--- Start of GIVEN INFORMATION ---
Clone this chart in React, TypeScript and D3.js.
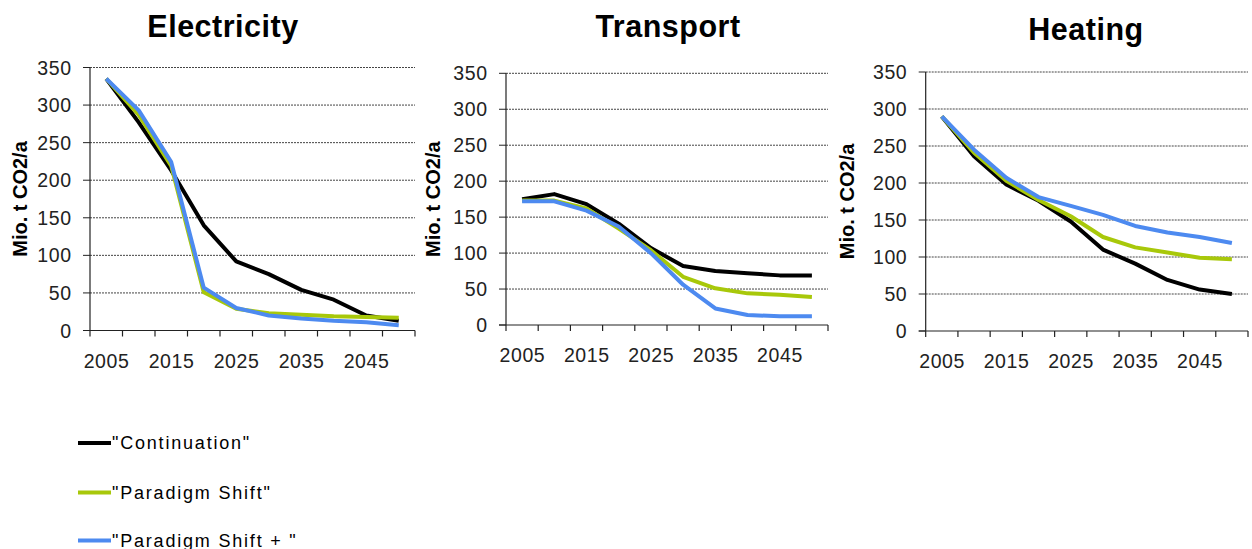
import React from "react";
import * as d3 from "d3";

const years = [2005, 2010, 2015, 2020, 2025, 2030, 2035, 2040, 2045, 2050];
const yTicks = [0, 50, 100, 150, 200, 250, 300, 350];
const xLabelYears = [2005, 2015, 2025, 2035, 2045];

const seriesNames = ['"Continuation"', '"Paradigm Shift"', '"Paradigm Shift + "'];
const seriesColors = ["#000000", "#a8c80a", "#4d8af0"];

const electricityContinuation = [335, 277, 213, 140, 92, 75, 54, 41, 20, 13];
const electricityParadigm = [335, 287, 219, 51, 29, 23, 21, 19, 18, 17];
const electricityParadigmPlus = [335, 293, 224, 57, 30, 20, 16, 13, 11, 7];

const transportContinuation = [175, 182, 168, 141, 107, 82, 75, 72, 69, 69];
const transportParadigm = [173, 173, 162, 134, 104, 67, 51, 44, 42, 39];
const transportParadigmPlus = [172, 172, 159, 137, 100, 56, 23, 14, 12, 12];

const heatingContinuation = [290, 236, 198, 176, 148, 110, 91, 69, 56, 50];
const heatingParadigm = [290, 241, 203, 177, 155, 127, 113, 106, 99, 97];
const heatingParadigmPlus = [290, 245, 207, 181, 169, 157, 142, 133, 127, 119];

const panels = [
  {
    title: "Electricity",
    series: [electricityContinuation, electricityParadigm, electricityParadigmPlus],
    left: 90, right: 415, top: 67.5, bottom: 330.5, titleX: 223, titleY: 37, labelX: 20,
  },
  {
    title: "Transport",
    series: [transportContinuation, transportParadigm, transportParadigmPlus],
    left: 506, right: 828, top: 73.3, bottom: 325, titleX: 668, titleY: 37, labelX: 433,
  },
  {
    title: "Heating",
    series: [heatingContinuation, heatingParadigm, heatingParadigmPlus],
    left: 925.7, right: 1248, top: 72, bottom: 331, titleX: 1086, titleY: 40, labelX: 847,
  },
];

const FONT = "'Liberation Sans', Arial, sans-serif";
const TICK_LS = 0.6;

function Panel({ p }: { p: typeof panels[number] }) {
  const x = d3.scaleBand<number>().domain(years).range([p.left, p.right]).padding(0);
  const y = d3.scaleLinear().domain([0, 350]).range([p.bottom, p.top]);
  const line = d3
    .line<number>()
    .x((_, i) => (x(years[i]) as number) + x.bandwidth() / 2)
    .y((v) => y(v));
  const boundaries = years.map((yr) => x(yr) as number).concat([p.right]);
  const midY = (p.top + p.bottom) / 2;
  return (
    <g>
      <text x={p.titleX} y={p.titleY} textAnchor="middle" fontFamily={FONT} fontWeight="bold" fontSize={30.5} letterSpacing={0.5}>
        {p.title}
      </text>
      <text
        transform={`translate(${p.labelX},${midY}) rotate(-90)`}
        textAnchor="middle"
        dominantBaseline="central"
        fontFamily={FONT}
        fontWeight="bold"
        fontSize={20}
      >
        Mio. t CO2/a
      </text>
      {yTicks.map((t) => (
        <g key={t}>
          {t > 0 && (
            <line x1={p.left} x2={p.right} y1={y(t)} y2={y(t)} stroke="#444" strokeWidth={1} strokeDasharray="2 1" />
          )}
          <line x1={p.left - 7} x2={p.left} y1={y(t)} y2={y(t)} stroke="#222" strokeWidth={1} />
          <text
            x={p.left - 19 + TICK_LS}
            y={y(t)}
            textAnchor="end"
            dominantBaseline="central"
            fontFamily={FONT}
            fontSize={19.5}
            letterSpacing={TICK_LS}
            fill="#222"
          >
            {t}
          </text>
        </g>
      ))}
      <line x1={p.left} x2={p.left} y1={p.top} y2={p.bottom} stroke="#222" strokeWidth={1.2} />
      <line x1={p.left - 7} x2={p.right} y1={p.bottom} y2={p.bottom} stroke="#222" strokeWidth={1.2} />
      {boundaries.map((bx, i) => (
        <line key={i} x1={bx} x2={bx} y1={p.bottom} y2={p.bottom + 6} stroke="#222" strokeWidth={1.2} />
      ))}
      {xLabelYears.map((yr) => (
        <text
          key={yr}
          x={(x(yr) as number) + x.bandwidth() / 2 + TICK_LS / 2}
          y={p.bottom + 37}
          textAnchor="middle"
          fontFamily={FONT}
          fontSize={19.5}
          letterSpacing={TICK_LS}
          fill="#222"
        >
          {yr}
        </text>
      ))}
      {p.series.map((s, i) => (
        <path key={i} d={line(s) || ""} fill="none" stroke={seriesColors[i]} strokeWidth={4} strokeLinejoin="round" />
      ))}
    </g>
  );
}

export default function App() {
  const legendY = [443, 492.5, 540.5];
  return (
    <svg width={1252} height={549} style={{ position: "absolute", left: 0, top: 0, background: "#fff" }}>
      <rect x={0} y={0} width={1252} height={549} fill="#fff" />
      {panels.map((p) => (
        <Panel key={p.title} p={p} />
      ))}
      {seriesNames.map((name, i) => (
        <g key={name}>
          <line x1={78} x2={111} y1={legendY[i]} y2={legendY[i]} stroke={seriesColors[i]} strokeWidth={4} />
          <text x={112} y={legendY[i] + 6} fontFamily={FONT} fontSize={18} letterSpacing={1.8} fill="#000">
            {name}
          </text>
        </g>
      ))}
    </svg>
  );
}
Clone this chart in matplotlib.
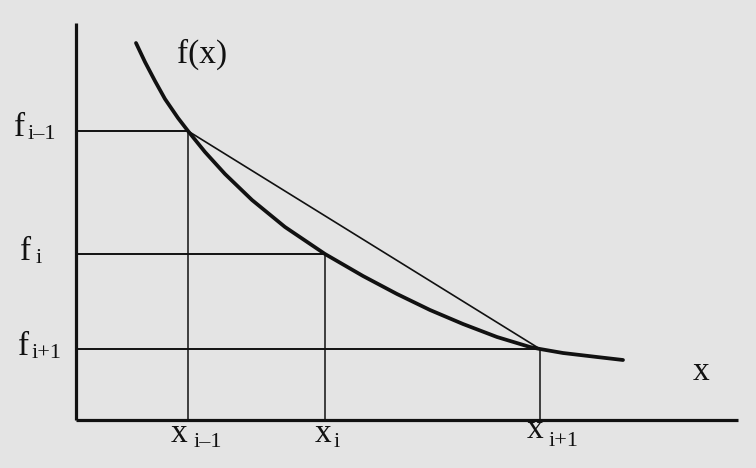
import matplotlib
matplotlib.use("Agg")
import matplotlib.pyplot as plt

curve_x = [60, 69, 79, 89, 102, 112, 129, 149, 176, 209, 249, 287, 321, 354, 387, 421, 454, 464, 487, 521, 547]
curve_f = [377, 358, 339, 321, 302, 289, 268, 246, 220, 193, 166, 144, 126, 110, 96, 83, 73, 71, 67, 63, 60]

# Nodes x_{i-1}, x_i, x_{i+1} and their values
node_x = [112, 249, 464]
node_f = [289, 166, 71]
node_sub = ["i\u20131", "i", "i+1"]

axis_x_end = 662
axis_y_end = 397

serif = ["Liberation Serif", "DejaVu Serif"]
ink = "#111111"
bg = "#e4e4e4"

fig = plt.figure(figsize=(7.56, 4.68), dpi=100, facecolor=bg)
ax = fig.add_axes([0, 0, 1, 1])
ax.set_facecolor(bg)
ax.set_xlim(-76, 680)
ax.set_ylim(-48, 420)
ax.axis("off")

# axes
ax.plot([0, 0], [0, axis_y_end], color=ink, lw=2.3, solid_capstyle="butt")
ax.plot([0, axis_x_end], [0, 0], color=ink, lw=2.3, solid_capstyle="butt")

# guide lines
for xv, fv in zip(node_x, node_f):
    ax.plot([0, xv], [fv, fv], color=ink, lw=1.4)
    ax.plot([xv, xv], [0, fv], color=ink, lw=1.1)

# chord
ax.plot([node_x[0], node_x[2]], [node_f[0], node_f[2]], color=ink, lw=1.2)

# curve
ax.plot(curve_x, curve_f, color=ink, lw=2.7, solid_capstyle="round", solid_joinstyle="round")

main_fs = 24
sub_fs = 16

def lab(x, y, main, sub, dx, dy):
    ax.text(x, y, main, fontsize=main_fs, family=serif, color=ink, ha="left", va="baseline")
    if sub:
        ax.text(x + dx, y + dy, sub, fontsize=sub_fs, family=serif, color=ink, ha="left", va="baseline")

# f labels
lab(-62, 284, "f", node_sub[0], 14, -3)
lab(-56, 160, "f", node_sub[1], 16, -3)
lab(-58, 65, "f", node_sub[2], 14, -3)

# x labels
lab(95, -22, "x", node_sub[0], 23, -5)
lab(239, -22, "x", node_sub[1], 19, -5)
lab(451, -18, "x", node_sub[2], 22, -8)

ax.text(617, 40, "x", fontsize=main_fs, family=serif, color=ink, ha="left", va="baseline")
ax.text(101, 357, "f(x)", fontsize=main_fs, family=serif, color=ink, ha="left", va="baseline")

fig.savefig("out.png", dpi=100, facecolor=bg)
--- End of GIVEN INFORMATION ---
__STATED GOAL__. Reproduce the records word for word, please, from their first line up to and including the line that contains "13, 11, 7];", but no pictures.

__WRITTEN SOLUTION__.
Clone this chart in React, TypeScript and D3.js.
import React from "react";
import * as d3 from "d3";

const years = [2005, 2010, 2015, 2020, 2025, 2030, 2035, 2040, 2045, 2050];
const yTicks = [0, 50, 100, 150, 200, 250, 300, 350];
const xLabelYears = [2005, 2015, 2025, 2035, 2045];

const seriesNames = ['"Continuation"', '"Paradigm Shift"', '"Paradigm Shift + "'];
const seriesColors = ["#000000", "#a8c80a", "#4d8af0"];

const electricityContinuation = [335, 277, 213, 140, 92, 75, 54, 41, 20, 13];
const electricityParadigm = [335, 287, 219, 51, 29, 23, 21, 19, 18, 17];
const electricityParadigmPlus = [335, 293, 224, 57, 30, 20, 16, 13, 11, 7];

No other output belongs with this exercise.